EXERCISE -> Find the line with "Write the Apache ECharts code for this chart." and the line with "0.69, 0.61, 0.44];", then repeat both of them and every line in between exactly. Omit the pictures.

RECORDS SUPPLIED ->
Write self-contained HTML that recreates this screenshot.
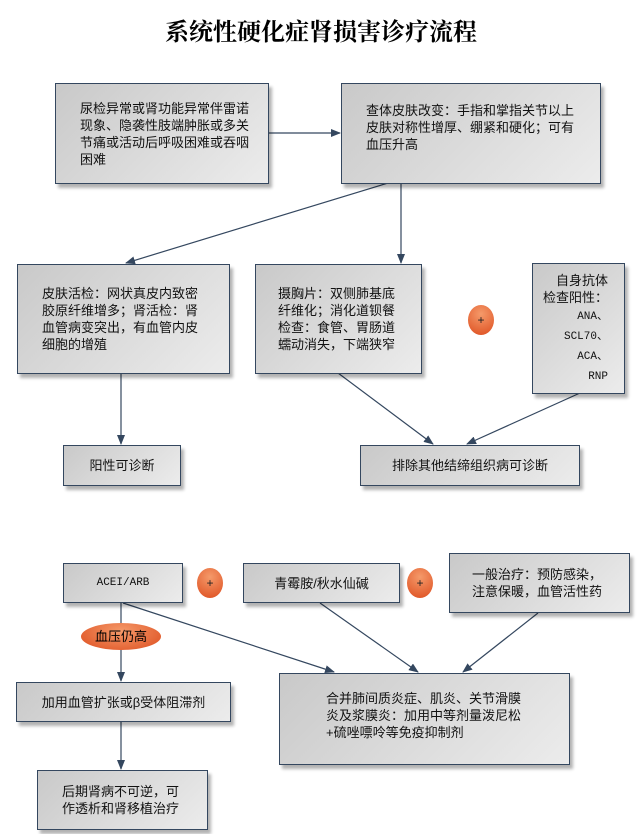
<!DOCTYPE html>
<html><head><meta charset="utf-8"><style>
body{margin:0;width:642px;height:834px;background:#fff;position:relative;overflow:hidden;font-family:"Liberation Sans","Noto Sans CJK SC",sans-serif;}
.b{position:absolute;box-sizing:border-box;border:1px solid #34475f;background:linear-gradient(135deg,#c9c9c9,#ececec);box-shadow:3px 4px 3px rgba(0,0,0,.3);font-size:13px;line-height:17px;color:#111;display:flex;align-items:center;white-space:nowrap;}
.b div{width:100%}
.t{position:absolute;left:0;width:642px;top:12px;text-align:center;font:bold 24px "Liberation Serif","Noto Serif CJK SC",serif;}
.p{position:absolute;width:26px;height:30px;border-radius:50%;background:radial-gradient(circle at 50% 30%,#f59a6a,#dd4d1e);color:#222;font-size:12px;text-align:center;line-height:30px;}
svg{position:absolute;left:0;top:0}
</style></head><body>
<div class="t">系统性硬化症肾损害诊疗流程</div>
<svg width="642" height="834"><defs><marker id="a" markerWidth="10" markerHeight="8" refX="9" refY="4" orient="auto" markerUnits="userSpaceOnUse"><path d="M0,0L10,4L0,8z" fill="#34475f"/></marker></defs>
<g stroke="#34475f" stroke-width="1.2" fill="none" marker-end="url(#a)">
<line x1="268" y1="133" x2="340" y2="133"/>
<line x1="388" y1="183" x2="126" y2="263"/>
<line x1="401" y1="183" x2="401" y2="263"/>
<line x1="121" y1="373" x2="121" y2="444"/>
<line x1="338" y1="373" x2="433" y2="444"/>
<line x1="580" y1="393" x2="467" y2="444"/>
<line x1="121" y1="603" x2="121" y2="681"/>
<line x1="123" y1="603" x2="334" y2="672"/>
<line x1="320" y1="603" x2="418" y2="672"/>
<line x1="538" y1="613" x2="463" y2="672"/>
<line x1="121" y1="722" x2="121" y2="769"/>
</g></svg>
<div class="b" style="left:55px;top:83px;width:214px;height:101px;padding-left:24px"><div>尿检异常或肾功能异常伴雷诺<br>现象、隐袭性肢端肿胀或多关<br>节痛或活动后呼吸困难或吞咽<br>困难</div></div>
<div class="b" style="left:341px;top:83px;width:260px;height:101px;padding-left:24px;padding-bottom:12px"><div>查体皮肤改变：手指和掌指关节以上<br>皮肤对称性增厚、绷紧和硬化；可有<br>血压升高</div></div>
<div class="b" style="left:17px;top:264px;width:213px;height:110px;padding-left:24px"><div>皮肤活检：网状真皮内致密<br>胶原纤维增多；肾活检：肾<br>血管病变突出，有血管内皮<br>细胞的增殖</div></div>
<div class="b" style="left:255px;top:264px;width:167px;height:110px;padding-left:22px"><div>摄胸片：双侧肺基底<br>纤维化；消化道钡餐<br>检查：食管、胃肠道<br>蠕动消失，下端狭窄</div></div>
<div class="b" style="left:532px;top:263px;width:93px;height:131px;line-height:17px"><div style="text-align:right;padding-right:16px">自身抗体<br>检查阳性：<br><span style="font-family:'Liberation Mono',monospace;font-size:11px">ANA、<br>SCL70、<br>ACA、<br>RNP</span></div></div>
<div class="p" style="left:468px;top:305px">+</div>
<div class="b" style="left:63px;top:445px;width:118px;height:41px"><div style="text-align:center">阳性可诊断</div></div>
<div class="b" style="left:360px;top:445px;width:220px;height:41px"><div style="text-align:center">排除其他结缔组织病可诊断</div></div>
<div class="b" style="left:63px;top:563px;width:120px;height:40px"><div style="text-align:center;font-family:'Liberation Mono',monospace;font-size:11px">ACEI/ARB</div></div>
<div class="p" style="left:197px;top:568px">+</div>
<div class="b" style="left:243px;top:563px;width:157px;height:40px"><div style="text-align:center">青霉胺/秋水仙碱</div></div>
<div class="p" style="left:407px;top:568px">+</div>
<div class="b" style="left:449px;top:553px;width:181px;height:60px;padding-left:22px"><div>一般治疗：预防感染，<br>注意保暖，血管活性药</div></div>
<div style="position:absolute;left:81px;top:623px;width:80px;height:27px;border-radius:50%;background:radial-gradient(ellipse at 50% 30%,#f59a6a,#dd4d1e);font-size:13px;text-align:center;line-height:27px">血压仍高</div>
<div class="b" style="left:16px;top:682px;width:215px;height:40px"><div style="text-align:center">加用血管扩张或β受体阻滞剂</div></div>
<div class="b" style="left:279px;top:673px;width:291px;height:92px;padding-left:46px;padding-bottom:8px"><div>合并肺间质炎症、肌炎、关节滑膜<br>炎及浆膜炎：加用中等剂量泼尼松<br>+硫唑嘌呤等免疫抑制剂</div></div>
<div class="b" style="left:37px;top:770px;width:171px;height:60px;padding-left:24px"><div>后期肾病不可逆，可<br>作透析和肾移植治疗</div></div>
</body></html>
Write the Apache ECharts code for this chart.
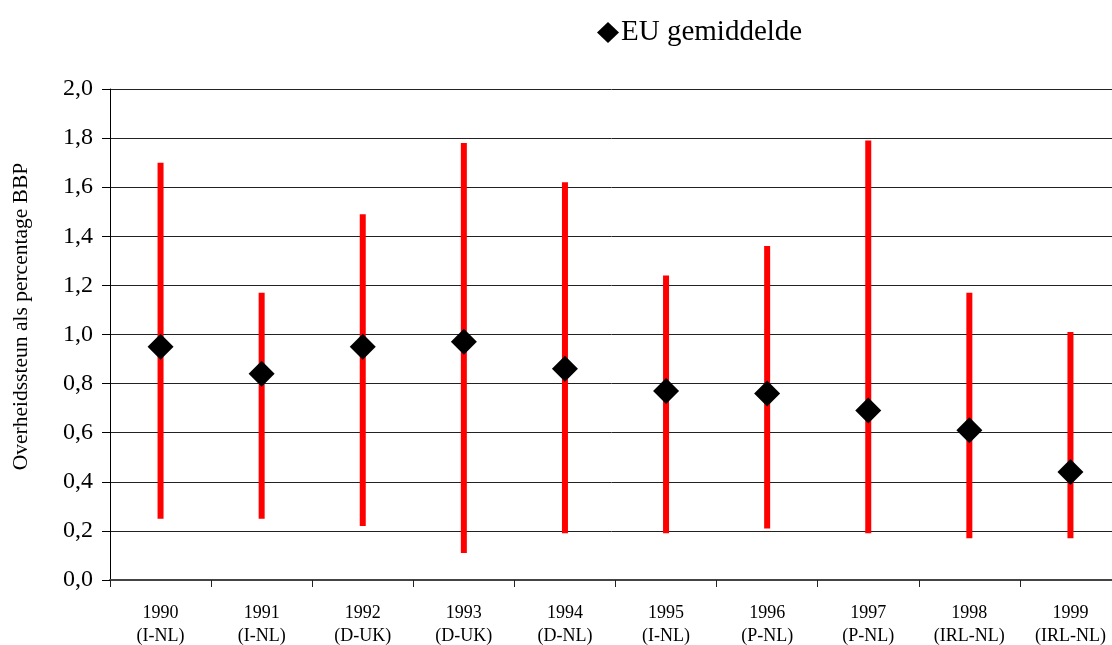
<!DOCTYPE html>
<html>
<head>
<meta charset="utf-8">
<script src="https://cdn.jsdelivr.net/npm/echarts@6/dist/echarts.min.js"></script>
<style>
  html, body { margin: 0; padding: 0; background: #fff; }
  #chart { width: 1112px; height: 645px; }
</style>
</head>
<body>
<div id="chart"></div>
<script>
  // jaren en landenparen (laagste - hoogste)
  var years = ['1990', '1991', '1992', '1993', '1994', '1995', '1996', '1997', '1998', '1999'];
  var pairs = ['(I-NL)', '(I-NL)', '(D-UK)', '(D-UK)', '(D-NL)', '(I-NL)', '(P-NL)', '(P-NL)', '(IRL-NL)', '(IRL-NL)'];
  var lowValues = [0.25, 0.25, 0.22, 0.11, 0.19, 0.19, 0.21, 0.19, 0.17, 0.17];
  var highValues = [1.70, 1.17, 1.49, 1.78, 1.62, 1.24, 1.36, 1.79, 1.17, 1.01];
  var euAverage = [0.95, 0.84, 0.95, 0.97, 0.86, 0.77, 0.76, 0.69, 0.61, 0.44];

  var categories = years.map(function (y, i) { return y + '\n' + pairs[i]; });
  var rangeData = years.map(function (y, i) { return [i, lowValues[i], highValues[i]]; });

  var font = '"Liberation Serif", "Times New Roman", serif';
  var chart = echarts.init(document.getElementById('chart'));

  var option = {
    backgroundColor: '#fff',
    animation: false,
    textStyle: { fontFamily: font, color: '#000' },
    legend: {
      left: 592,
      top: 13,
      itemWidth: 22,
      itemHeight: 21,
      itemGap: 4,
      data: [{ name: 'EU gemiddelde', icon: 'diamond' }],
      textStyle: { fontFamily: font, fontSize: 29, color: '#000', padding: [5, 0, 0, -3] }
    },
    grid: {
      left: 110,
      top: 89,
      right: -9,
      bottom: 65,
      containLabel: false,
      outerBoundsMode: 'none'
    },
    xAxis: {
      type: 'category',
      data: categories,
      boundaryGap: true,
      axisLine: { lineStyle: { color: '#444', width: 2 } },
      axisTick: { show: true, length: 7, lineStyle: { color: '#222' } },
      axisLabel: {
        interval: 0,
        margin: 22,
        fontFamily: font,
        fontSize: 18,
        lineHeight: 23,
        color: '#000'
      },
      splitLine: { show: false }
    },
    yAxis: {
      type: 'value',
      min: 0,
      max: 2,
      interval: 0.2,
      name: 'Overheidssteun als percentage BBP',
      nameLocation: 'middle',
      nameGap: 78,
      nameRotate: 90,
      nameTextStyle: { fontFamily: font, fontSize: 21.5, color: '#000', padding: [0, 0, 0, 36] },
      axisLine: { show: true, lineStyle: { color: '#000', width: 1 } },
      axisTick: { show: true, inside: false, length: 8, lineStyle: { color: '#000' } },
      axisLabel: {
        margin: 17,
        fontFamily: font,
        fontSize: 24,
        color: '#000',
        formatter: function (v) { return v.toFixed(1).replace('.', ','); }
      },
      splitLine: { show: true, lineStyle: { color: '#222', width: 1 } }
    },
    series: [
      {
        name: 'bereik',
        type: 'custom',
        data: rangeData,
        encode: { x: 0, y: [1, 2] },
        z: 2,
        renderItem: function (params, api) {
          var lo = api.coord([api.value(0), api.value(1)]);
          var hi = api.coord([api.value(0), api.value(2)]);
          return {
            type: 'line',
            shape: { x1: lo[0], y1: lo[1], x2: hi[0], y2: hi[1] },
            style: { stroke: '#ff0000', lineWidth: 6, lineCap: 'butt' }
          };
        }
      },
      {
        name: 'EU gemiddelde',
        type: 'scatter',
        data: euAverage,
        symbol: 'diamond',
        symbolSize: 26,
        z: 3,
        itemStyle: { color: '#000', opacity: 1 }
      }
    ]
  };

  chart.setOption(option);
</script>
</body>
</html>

OUTPUT ->
Write the Apache ECharts code for this chart.
<!DOCTYPE html>
<html>
<head>
<meta charset="utf-8">
<script src="https://cdn.jsdelivr.net/npm/echarts@6/dist/echarts.min.js"></script>
<style>
  html, body { margin: 0; padding: 0; background: #fff; }
  #chart { width: 1112px; height: 645px; }
</style>
</head>
<body>
<div id="chart"></div>
<script>
  // jaren en landenparen (laagste - hoogste)
  var years = ['1990', '1991', '1992', '1993', '1994', '1995', '1996', '1997', '1998', '1999'];
  var pairs = ['(I-NL)', '(I-NL)', '(D-UK)', '(D-UK)', '(D-NL)', '(I-NL)', '(P-NL)', '(P-NL)', '(IRL-NL)', '(IRL-NL)'];
  var lowValues = [0.25, 0.25, 0.22, 0.11, 0.19, 0.19, 0.21, 0.19, 0.17, 0.17];
  var highValues = [1.70, 1.17, 1.49, 1.78, 1.62, 1.24, 1.36, 1.79, 1.17, 1.01];
  var euAverage = [0.95, 0.84, 0.95, 0.97, 0.86, 0.77, 0.76, 0.69, 0.61, 0.44];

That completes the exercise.